1876 |
2 février 1876
Alfred de Falloux à Charles de Lacombe
2 février 1876*
Mon cher ami,
J'ai toujours suivi avec la plus tendre sollicitude les moindres renseignements qui me venaient du Puy-de-Dôme1, et je m'étais flatté d'un tout autre résultat. Je suis donc profondément affligé et, quoi que je vous reconnaisse toutes les conditions d'une prompte revanche, je ne puis être sensible pour aujourd'hui à cette consolation. C'est demain, c'est tout de suite que votre jeune autorité et que votre raison persuasive était nécessaire. Ce qui vous ont refusé cette justice ne tarderont pas à vous la rendre, et les occasions ne manqueront pas. Le Sénat, dans son ensemble, fait bien peu de plaisir, mais il ne me paraît cependant pas de nature à causer de l'inquiétude. C'est un fils qui ressemble trop à son père, mais qui ne sera pas dénaturé, et laissera honnêtement le temps faire son œuvre. Ce sont surtout les gens pressés qui ont été mis à l'écart, les radicaux, les bonapartistes et les monarchistes ultra. C'est bien là le sentiment du pays, ce n'est pas héroïque, mais c'est sensé, et si le maréchal de Mac-Mahon se donne un gouvernement2 qui sache manier les hommes, il réduira en bien peu de temps les intransigeants à un petit nombre. C'était justement dans cette œuvre de sang-froid et de clairvoyance que votre place était marquée, cher ami, et c'est là que je ne puis calmer mon regret présent, malgré ma très ferme et très sincère espérance pour l'avenir. En attendant, dites-moi bientôt que votre santé n'a pas souffert d'un séjour en Auvergne, dans le cœur de l'hiver et dans une épreuve que vous avez le droit de trouver douloureuse, car votre intérêt personnel y est bien étroitement uni à celui du pays tout entier.
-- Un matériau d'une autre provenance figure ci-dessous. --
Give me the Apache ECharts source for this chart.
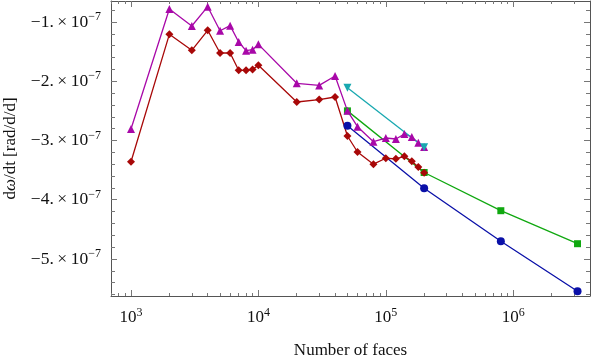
<!DOCTYPE html>
<html>
<head>
<meta charset="utf-8">
<script src="https://cdn.jsdelivr.net/npm/echarts@6/dist/echarts.min.js"></script>
<style>
html,body{margin:0;padding:0;background:#fff;}
#c{width:591px;height:356px;}
</style>
</head>
<body>
<div id="c"></div>
<script>
// ---- data ----
const facesA = [1000,2000,3000,4000,5000,6000,7000,8000,9000,10000,20000,30000,40000,50000,60000,80000,100000,120000,140000,160000,180000,200000];
const purpleVals = [-2.806e-7,-0.78e-7,-1.068e-7,-0.742e-7,-1.147e-7,-1.062e-7,-1.338e-7,-1.484e-7,-1.467e-7,-1.377e-7,-2.035e-7,-2.07e-7,-1.911e-7,-2.50e-7,-2.767e-7,-3.02e-7,-2.958e-7,-2.975e-7,-2.89e-7,-2.94e-7,-3.04e-7,-3.11e-7];
const redVals = [-3.358e-7,-1.208e-7,-1.478e-7,-1.14e-7,-1.523e-7,-1.523e-7,-1.815e-7,-1.815e-7,-1.80e-7,-1.73e-7,-2.35e-7,-2.31e-7,-2.266e-7,-2.924e-7,-3.194e-7,-3.40e-7,-3.30e-7,-3.31e-7,-3.267e-7,-3.35e-7,-3.447e-7,-3.543e-7];
const facesCyan = [50000,200000];
const cyanVals = [-2.11e-7,-3.115e-7];
const facesB = [50000,200000,800000,3200000];
const greenVals = [-2.50e-7,-3.54e-7,-4.185e-7,-4.742e-7];
const blueVals = [-2.75e-7,-3.807e-7,-4.70e-7,-5.545e-7];

const xMajorTicks = [1e3,1e4,1e5,1e6];
const xMinorTicks = [700,800,900,2000,3000,4000,5000,6000,7000,8000,9000,20000,30000,40000,50000,60000,70000,80000,90000,200000,300000,400000,500000,600000,700000,800000,900000,2000000,3000000];
const yMajorTicks = [-5e-7,-4e-7,-3e-7,-2e-7,-1e-7];
const yMinorTicks = [-5.6e-7,-5.4e-7,-5.2e-7,-4.8e-7,-4.6e-7,-4.4e-7,-4.2e-7,-3.8e-7,-3.6e-7,-3.4e-7,-3.2e-7,-2.8e-7,-2.6e-7,-2.4e-7,-2.2e-7,-1.8e-7,-1.6e-7,-1.4e-7,-1.2e-7,-0.8e-7];

const xMin = 696.6, xMax = 4.009e6;
const yMin = -5.6246e-7, yMax = -0.6456e-7;

const FONT = 'Liberation Serif';
const frameColor = '#555';
const tickColor = '#777';

function pairs(xs, ys){ return xs.map((x,i)=>[x, ys[i]]); }

function xAxisDef(pos, ticks, len, showLine, labels){
  return {
    type:'log', logBase:10, position:pos, min:xMin, max:xMax,
    axisLine:{show:showLine, lineStyle:{color:frameColor, width:1}},
    axisTick:{show:true, inside:true, length:len, customValues:ticks, lineStyle:{color:tickColor}},
    axisLabel: labels ? {
      show:true, customValues:xMajorTicks, margin:11,
      formatter: v => '{b|10}{s|' + Math.round(Math.log10(v)) + '}',
      rich:{ b:{fontFamily:FONT, fontSize:17, color:'#111'}, s:{fontFamily:FONT, fontSize:12, color:'#111', padding:[0,0,9,0]} }
    } : {show:false},
    splitLine:{show:false}, minorTick:{show:false}
  };
}
function yAxisDef(pos, ticks, len, showLine, labels){
  return {
    type:'value', position:pos, min:yMin, max:yMax,
    axisLine:{show:showLine, onZero:false, lineStyle:{color:frameColor, width:1}},
    axisTick:{show:true, inside:true, length:len, customValues:ticks, lineStyle:{color:tickColor}},
    axisLabel: labels ? {
      show:true, customValues:yMajorTicks, margin:10,
      formatter: v => '{b|\u2212' + Math.abs(Math.round(v*1e7)) + '.\u2009\u00d7\u200910}{s|\u22127}',
      rich:{ b:{fontFamily:FONT, fontSize:17.5, color:'#111'}, s:{fontFamily:FONT, fontSize:12, color:'#111', padding:[0,0,10,0]} }
    } : {show:false},
    splitLine:{show:false}
  };
}

const xs = [xAxisDef('bottom', xMajorTicks, 6, true, true), xAxisDef('bottom', xMinorTicks, 3, false, false),
            xAxisDef('top', xMajorTicks, 6, true, false), xAxisDef('top', xMinorTicks, 3, false, false)];
xs[0].name = 'Number of faces';
xs[0].nameLocation = 'middle';
xs[0].nameGap = 46;
xs[0].nameTextStyle = {fontFamily:FONT, fontSize:17, color:'#111'};
const ys = [yAxisDef('left', yMajorTicks, 6, true, true), yAxisDef('left', yMinorTicks, 4, false, false),
            yAxisDef('right', yMajorTicks, 6, true, false), yAxisDef('right', yMinorTicks, 4, false, false)];
ys[0].name = '{n|d}{i|\u03c9}{n|/dt [rad/d/d]}';
ys[0].nameLocation = 'middle';
ys[0].nameRotate = 90;
ys[0].nameGap = 92;
ys[0].nameTextStyle = {rich:{n:{fontFamily:FONT, fontSize:17, color:'#111'}, i:{fontFamily:FONT, fontSize:17, fontStyle:'italic', color:'#111'}}};

function ser(name, xsArr, ysArr, color, symbol, size, rot){
  return {
    name, type:'line', xAxisIndex:0, yAxisIndex:0, data:pairs(xsArr, ysArr),
    symbol, symbolSize:size, symbolRotate:rot||0, showSymbol:true,
    lineStyle:{color, width:1.3}, itemStyle:{color}, animation:false, z:3
  };
}

const chart = echarts.init(document.getElementById('c'), null, {renderer:'canvas'});
chart.setOption({
  animation:false,
  backgroundColor:'#fff',
  grid:{left:111, right:1, top:1, bottom:60, containLabel:false, outerBoundsMode:'none'},
  xAxis: xs,
  yAxis: ys,
  series:[
    ser('blue', facesB, blueVals, '#0a10a8', 'circle', 8),
    ser('green', facesB, greenVals, '#10a810', 'rect', 7),
    ser('red', facesA, redVals, '#a80808', 'diamond', 8),
    ser('purple', facesA, purpleVals, '#a808a8', 'triangle', 8),
    ser('cyan', facesCyan, cyanVals, '#18a8b0', 'triangle', 8, 180)
  ]
});
</script>
</body>
</html>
Et Hilaire, combien il va souffrir aussi pour vous dont il était si justement fier ! Et Mme de Lacombe3, et Mlle Jeanne4, se gardent-elles bien du découragement ? Je leur demande la permission de les embrasser en même temps que vous !
Alfred
*Cette lettre a été publiée sans annotations dans le Journal politique de Charles Lacombe, t.1, p. 247-248.